*Set task*
Skip the pictures. Set down, word for word, the lines from the start of the material up to and including the line with "fig = plt.figure(figsize=(W".

*Collected data*
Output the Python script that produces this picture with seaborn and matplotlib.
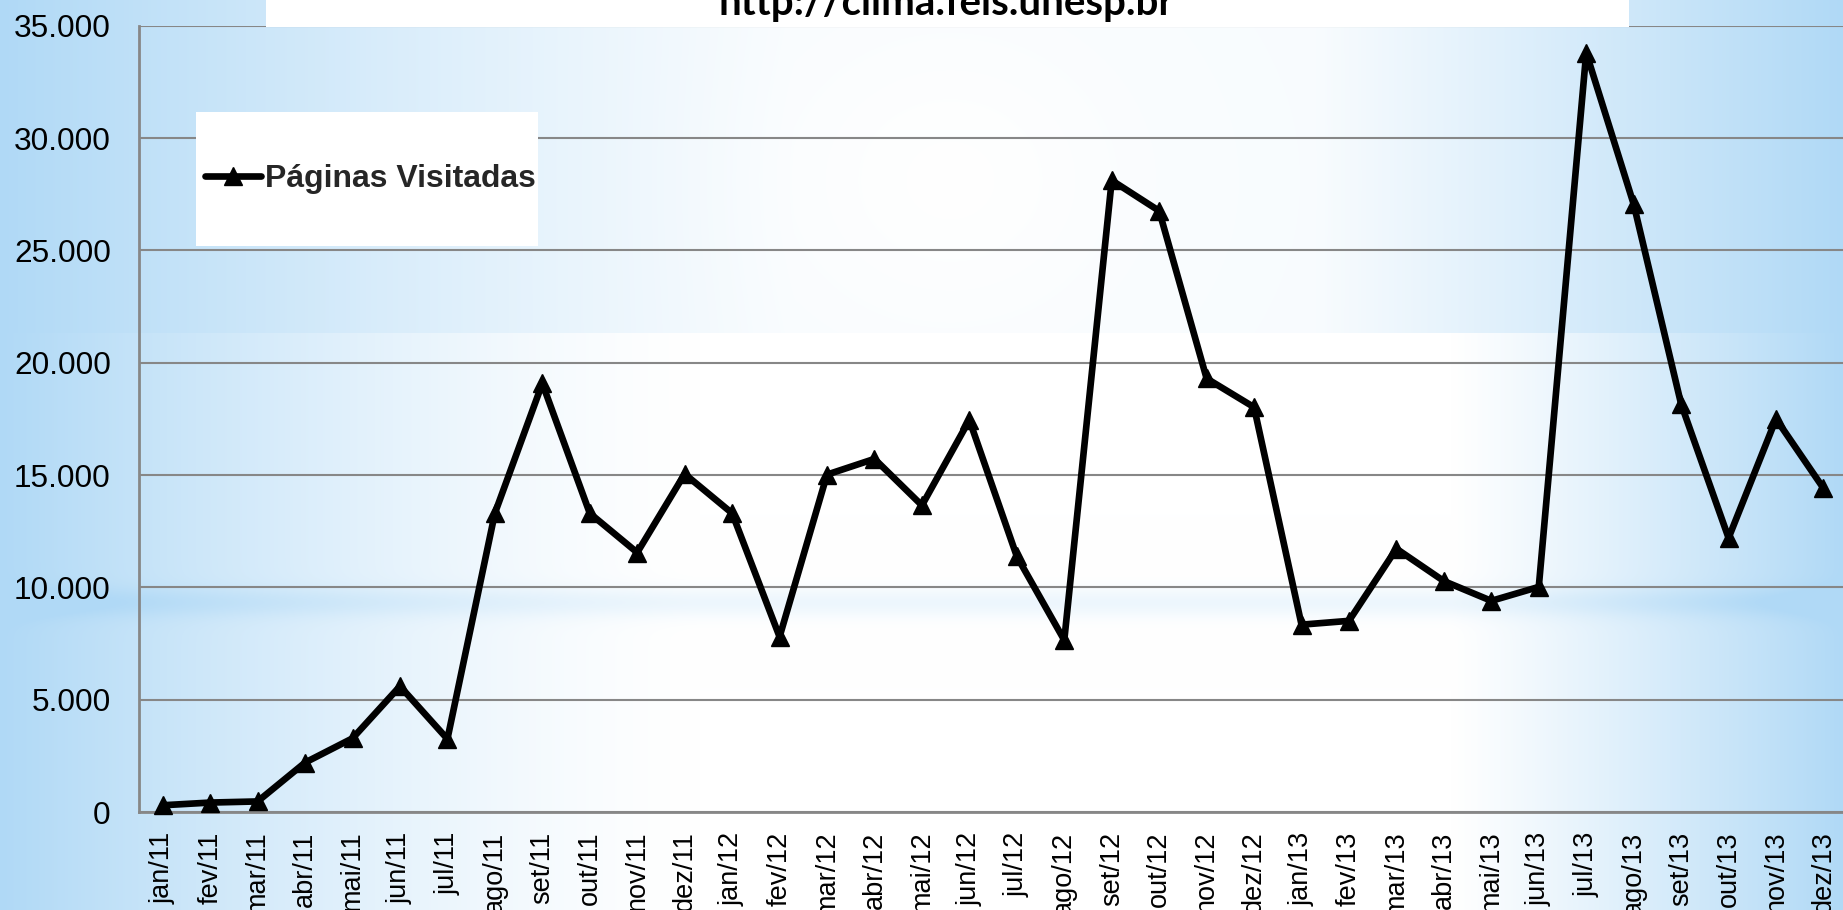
import numpy as np
import pandas as pd
import matplotlib
matplotlib.use("Agg")
import matplotlib.pyplot as plt
import seaborn as sns
from matplotlib.ticker import FuncFormatter, MultipleLocator, FixedLocator
from matplotlib.patches import Rectangle

# ---------------- data ----------------
meses = ["jan/11", "fev/11", "mar/11", "abr/11", "mai/11", "jun/11", "jul/11", "ago/11",
         "set/11", "out/11", "nov/11", "dez/11", "jan/12", "fev/12", "mar/12", "abr/12",
         "mai/12", "jun/12", "jul/12", "ago/12", "set/12", "out/12", "nov/12", "dez/12",
         "jan/13", "fev/13", "mar/13", "abr/13", "mai/13", "jun/13", "jul/13", "ago/13",
         "set/13", "out/13", "nov/13", "dez/13"]
paginas_visitadas = [300, 420, 470, 2200, 3280, 5600, 3250, 13300,
                     19080, 13300, 11550, 15050, 13300, 7800, 15020, 15720,
                     13650, 17450, 11380, 7650, 28120, 26760, 19300, 18020,
                     8340, 8510, 11720, 10280, 9400, 10020, 33800, 27060,
                     18160, 12200, 17500, 14410]
serie_nome = "Páginas Visitadas"
titulo = "http://clima.feis.unesp.br"
y_ticks = [0, 5000, 10000, 15000, 20000, 25000, 30000, 35000]

W, H = 1843, 910
sns.set_style("white")
plt.rcParams["font.family"] = ["Liberation Sans", "DejaVu Sans"]

fig = plt.figure(figsize=(W / 100, H / 100), dpi=100)

# ---------------- background gradient ----------------
bg = fig.add_axes([0, 0, 1, 1])
bg.set_zorder(-5)
yy, xx = np.mgrid[0:H, 0:W].astype(float)
top = yy < 333
lw_ = np.where(top, 950.0, 700.0)
left = np.clip(1 - xx / lw_, 0, 1) ** 1.4
rs = np.where(top, 1250.0, 1450.0)
right = np.clip((xx - rs) / (W - rs), 0, 1) ** 1.1
t = np.maximum(left, right)
t = np.where(top, np.maximum(t, 0.08), t)
glare = np.exp(-(((xx - 950) / 170) ** 2 + ((yy - 180) / 150) ** 2))
t = t * (1 - 0.9 * glare)
band = 0.22 * np.exp(-((yy - 602) / 15) ** 2)
t = np.clip(t + band, 0, 1)
blue = np.array([176, 217, 246]) / 255.0
img = 1 - t[..., None] * (1 - blue)
bg.imshow(img, extent=[0, 1, 0, 1], aspect="auto", interpolation="bilinear")
bg.axis("off")

# ---------------- main axes ----------------
x0 = 139
cat_w = 47.45
ax = fig.add_axes([x0 / W, (H - 812) / H, 36 * cat_w / W, (812 - 25.8) / H])
ax.set_facecolor("none")

df = pd.DataFrame({"pos": np.arange(len(meses)), "mes": meses, "visitas": paginas_visitadas})
sns.lineplot(data=df, x="pos", y="visitas", ax=ax, color="black", linewidth=4.8,
             marker="^", markersize=13, markeredgecolor="black", markeredgewidth=1,
             legend=False, zorder=6, clip_on=False)

ax.set_xlim(-0.5, len(meses) - 0.5)
ax.set_ylim(0, 35000)
ax.set_xlabel("")
ax.set_ylabel("")

gray = "#878787"
for s in ["top", "right"]:
    ax.spines[s].set_visible(False)
for s in ["left", "bottom"]:
    ax.spines[s].set_color(gray)
    ax.spines[s].set_linewidth(2.0)

ax.yaxis.set_major_locator(FixedLocator(y_ticks))
ax.yaxis.set_minor_locator(MultipleLocator(1000))
ax.yaxis.set_major_formatter(FuncFormatter(lambda v, p: f"{int(v):,}".replace(",", ".")))
ax.tick_params(axis="y", which="major", direction="inout", length=12.5, width=1.6,
               color=gray, pad=14, labelsize=22.8, labelcolor="black")
ax.tick_params(axis="y", which="minor", direction="in", length=5, width=1.6, color=gray)

ax.set_xticks(np.arange(len(meses)))
ax.set_xticklabels(meses, rotation=90, ha="center", va="top")
ax.xaxis.set_minor_locator(FixedLocator(np.arange(-0.5, len(meses), 1.0)))
ax.tick_params(axis="x", which="major", length=0, pad=14, labelsize=19.5, labelcolor="black")
ax.tick_params(axis="x", which="minor", direction="out", length=6, width=1.6, color=gray)

ax.yaxis.grid(True, color=gray, linewidth=1.5)
ax.xaxis.grid(False)
ax.set_axisbelow(True)

# ---------------- legend box ----------------
ax.add_patch(Rectangle((196 / W, 1 - 246 / H), (538 - 196) / W, (246 - 112) / H,
                       transform=fig.transFigure, facecolor="white", edgecolor="none",
                       zorder=4, clip_on=False))
leg = ax.legend([ax.lines[0]], [serie_nome], loc="center left",
                bbox_to_anchor=(205 / W, 1 - 179 / H), bbox_transform=fig.transFigure,
                frameon=False, borderpad=0, borderaxespad=0, handlelength=1.75,
                handletextpad=0.12, numpoints=1,
                prop={"family": ["Liberation Sans", "DejaVu Sans"], "weight": "bold", "size": 23})
leg.set_zorder(7)

# ---------------- title box ----------------
fig.patches.append(Rectangle((266 / W, 1 - 27 / H), (1629 - 266) / W, 27 / H + 0.01,
                             transform=fig.transFigure, facecolor="white", edgecolor="none",
                             zorder=1))
fig.text(946 / W, 1 - 15 / H, titulo, ha="center", va="baseline", fontsize=29,
         fontweight="bold", family=["Lato", "DejaVu Sans"], color="black", zorder=3)

fig.savefig("out.png", dpi=100)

*Written reply*
Output the Python script that produces this picture with seaborn and matplotlib.
import numpy as np
import pandas as pd
import matplotlib
matplotlib.use("Agg")
import matplotlib.pyplot as plt
import seaborn as sns
from matplotlib.ticker import FuncFormatter, MultipleLocator, FixedLocator
from matplotlib.patches import Rectangle

# ---------------- data ----------------
meses = ["jan/11", "fev/11", "mar/11", "abr/11", "mai/11", "jun/11", "jul/11", "ago/11",
         "set/11", "out/11", "nov/11", "dez/11", "jan/12", "fev/12", "mar/12", "abr/12",
         "mai/12", "jun/12", "jul/12", "ago/12", "set/12", "out/12", "nov/12", "dez/12",
         "jan/13", "fev/13", "mar/13", "abr/13", "mai/13", "jun/13", "jul/13", "ago/13",
         "set/13", "out/13", "nov/13", "dez/13"]
paginas_visitadas = [300, 420, 470, 2200, 3280, 5600, 3250, 13300,
                     19080, 13300, 11550, 15050, 13300, 7800, 15020, 15720,
                     13650, 17450, 11380, 7650, 28120, 26760, 19300, 18020,
                     8340, 8510, 11720, 10280, 9400, 10020, 33800, 27060,
                     18160, 12200, 17500, 14410]
serie_nome = "Páginas Visitadas"
titulo = "http://clima.feis.unesp.br"
y_ticks = [0, 5000, 10000, 15000, 20000, 25000, 30000, 35000]

W, H = 1843, 910
sns.set_style("white")
plt.rcParams["font.family"] = ["Liberation Sans", "DejaVu Sans"]

fig = plt.figure(figsize=(W / 100, H / 100), dpi=100)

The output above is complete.